In May, Brazil’s major producer, Vale, told prosecutors in the state of Minas Gerais that a dam was at risk of rupturing at its Gongo Soco mine, about 60 kilometres from where its Brumadinho dam collapsed in January, killing more than 230 people.

The Brumadinho dam disaster and subsequent mine and dam closures in Brazil had prompted Vale, the world’s biggest iron ore miner, to slash its iron ore sales estimate for this year.

Hopes that Vale could increase its shipments were dashed early in May after a court ordered a halt to its operations at its Brucutu iron ore mining complex, reversing a lower court decision that had allowed the mines’ activities to resume.

Analysts have generally underestimated the lengthy regulatory fallout and the repercussions associated with industrial disasters. This time is no different.

And they certainly misread the strength of China’s steel output this year – which, on an annualised basis, topped 1 billion metric tonnes.

Few have been willing to formally predict how long this iron ore boom will continue because it is not a cyclical one.

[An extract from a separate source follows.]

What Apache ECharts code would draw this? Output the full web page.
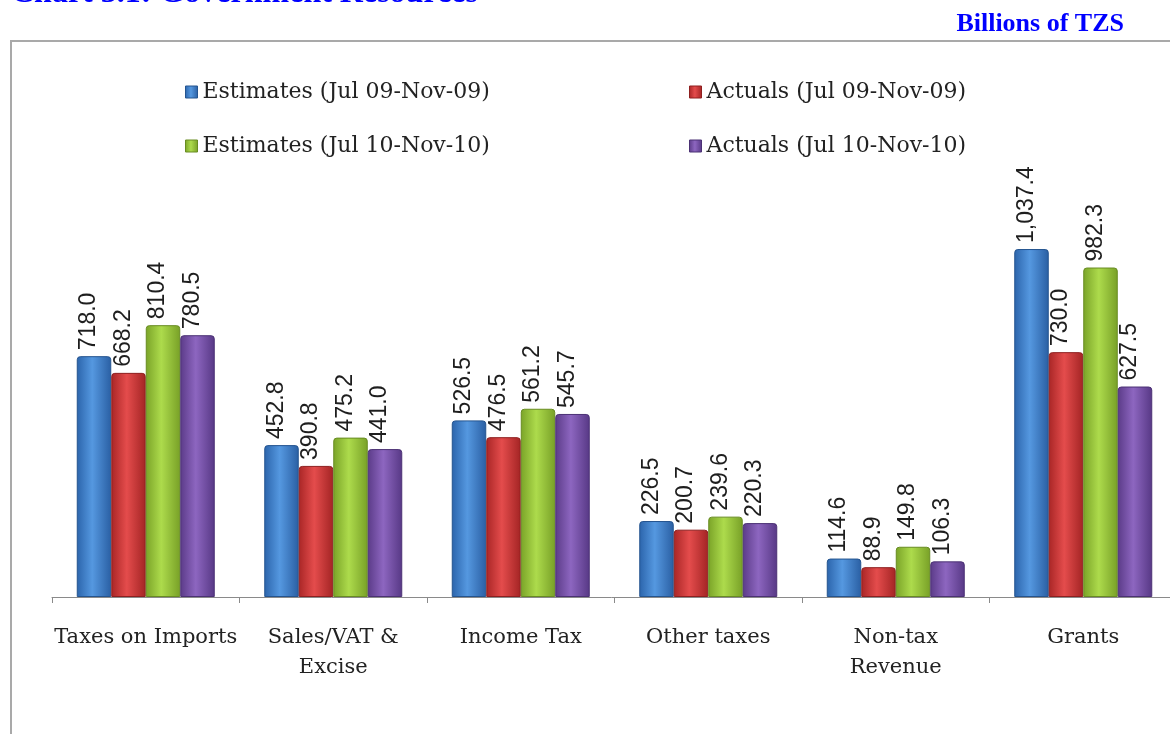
<!DOCTYPE html>
<html>
<head>
<meta charset="utf-8">
<title>Government Resources</title>
<script src="https://cdn.jsdelivr.net/npm/echarts@6/dist/echarts.min.js"></script>
<style>
  html, body { margin: 0; padding: 0; background: #ffffff; }
  #chart { width: 1170px; height: 734px; }
</style>
</head>
<body>
<div id="chart"></div>
<script>
// Revenue heads (billions of TZS)
const categories = ['Taxes on Imports', 'Sales/VAT &\nExcise', 'Income Tax', 'Other taxes', 'Non-tax\nRevenue', 'Grants'];
const estimates0909 = [718.0, 452.8, 526.5, 226.5, 114.6, 1037.4];
const actuals0909   = [668.2, 390.8, 476.5, 200.7, 88.9, 730.0];
const estimates1010 = [810.4, 475.2, 561.2, 239.6, 149.8, 982.3];
const actuals1010   = [780.5, 441.0, 545.7, 220.3, 106.3, 627.5];
const seriesNames = [
  'Estimates (Jul 09-Nov-09)',
  'Actuals (Jul 09-Nov-09)',
  'Estimates (Jul 10-Nov-10)',
  'Actuals (Jul 10-Nov-10)'
];

// Bevel-like horizontal shading per series: [edge, centre, edge, border]
const palette = [
  ['#2b64ab', '#5598e0', '#2a5fa3', '#24548f'],
  ['#a92626', '#e44c4c', '#a32424', '#8e1f1f'],
  ['#7aa328', '#addb4c', '#78a027', '#688c22'],
  ['#5b3b88', '#8d66c0', '#573885', '#4b3174']
];

function shade(p) {
  return new echarts.graphic.LinearGradient(0, 0, 1, 0, [
    { offset: 0, color: p[0] },
    { offset: 0.45, color: p[1] },
    { offset: 1, color: p[2] }
  ]);
}

const fmt = v => Number(v).toLocaleString('en-US', { minimumFractionDigits: 1, maximumFractionDigits: 1 });

const serifFont = '"DejaVu Serif", serif';
const values = [estimates0909, actuals0909, estimates1010, actuals1010];

const series = values.map((arr, i) => ({
  name: seriesNames[i],
  type: 'bar',
  data: arr,
  barWidth: 34.5,
  barGap: '0%',
  itemStyle: {
    color: shade(palette[i]),
    borderColor: palette[i][3],
    borderWidth: 1,
    borderRadius: [3, 3, 0, 0]
  },
  label: {
    show: true,
    position: 'top',
    rotate: 90,
    align: 'left',
    verticalAlign: 'middle',
    distance: 6,
    offset: [0, -5],
    fontFamily: '"Liberation Sans", sans-serif',
    fontSize: 23,
    color: '#1e1e1e',
    formatter: p => fmt(p.value)
  }
}));

const legendPos = [
  { left: 185, top: 81 },
  { left: 689, top: 81 },
  { left: 185, top: 135 },
  { left: 689, top: 135 }
];

const legends = seriesNames.map((n, i) => ({
  data: [{ name: n, itemStyle: { color: shade(palette[i]), borderColor: palette[i][3], borderWidth: 1 } }],
  left: legendPos[i].left,
  top: legendPos[i].top,
  padding: 0,
  icon: 'rect',
  itemWidth: 12,
  itemHeight: 12,
  selectedMode: false,
  textStyle: { fontFamily: serifFont, fontSize: 22, color: '#222' }
}));

const chart = echarts.init(document.getElementById('chart'), null, { renderer: 'canvas' });
chart.setOption({
  backgroundColor: '#ffffff',
  animation: false,
  graphic: [
    {
      type: 'rect',
      shape: { x: 11, y: 41, width: 1200, height: 740 },
      style: { fill: 'none', stroke: '#a9a9a9', lineWidth: 2 },
      z: -1
    },
    {
      type: 'text',
      x: 11, y: 10,
      style: {
        text: 'Chart 3.1: Government Resources',
        font: 'bold 32px "Liberation Serif", serif',
        fill: '#0000ff',
        align: 'left',
        verticalAlign: 'bottom'
      }
    },
    {
      type: 'text',
      x: 1124, y: 24,
      style: {
        text: 'Billions of TZS',
        font: 'bold 26px "Liberation Serif", serif',
        fill: '#0000ff',
        align: 'right',
        verticalAlign: 'middle'
      }
    }
  ],
  legend: legends,
  grid: { left: 52, width: 1125, top: 194.5, bottom: 137, outerBoundsMode: 'none' },
  xAxis: {
    type: 'category',
    data: categories,
    axisLine: { lineStyle: { color: '#8a8a8a', width: 1 } },
    axisTick: { show: true, length: 6, lineStyle: { color: '#8a8a8a' } },
    axisLabel: {
      interval: 0,
      margin: 26,
      fontFamily: serifFont,
      fontSize: 21,
      lineHeight: 30,
      color: '#222'
    }
  },
  yAxis: {
    type: 'value',
    min: 0,
    max: 1200,
    show: false,
    splitLine: { show: false }
  },
  series: series
});
</script>
</body>
</html>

Analysts have misread the strength of China’s steel output this year.
Analysts have misread the strength of China’s steel output this year.CREDIT:QILAI SHEN

However, the general consensus is that markets should not factor in the resumption of much additional supply from Vale this year.

And this should put a floor under the price.

Some new supply (from marginal producers in India and China) may come on stream later this year – but new entrants will also be waiting to hear about the length of supply disruptions in Brazil.

Currently there are a raft of estimates for 2019 at between $US90 and $US95 and most projections fall back to $US80 levels in 2020.

For investors with iron ore stocks, 2019 is the year they hit the jackpot.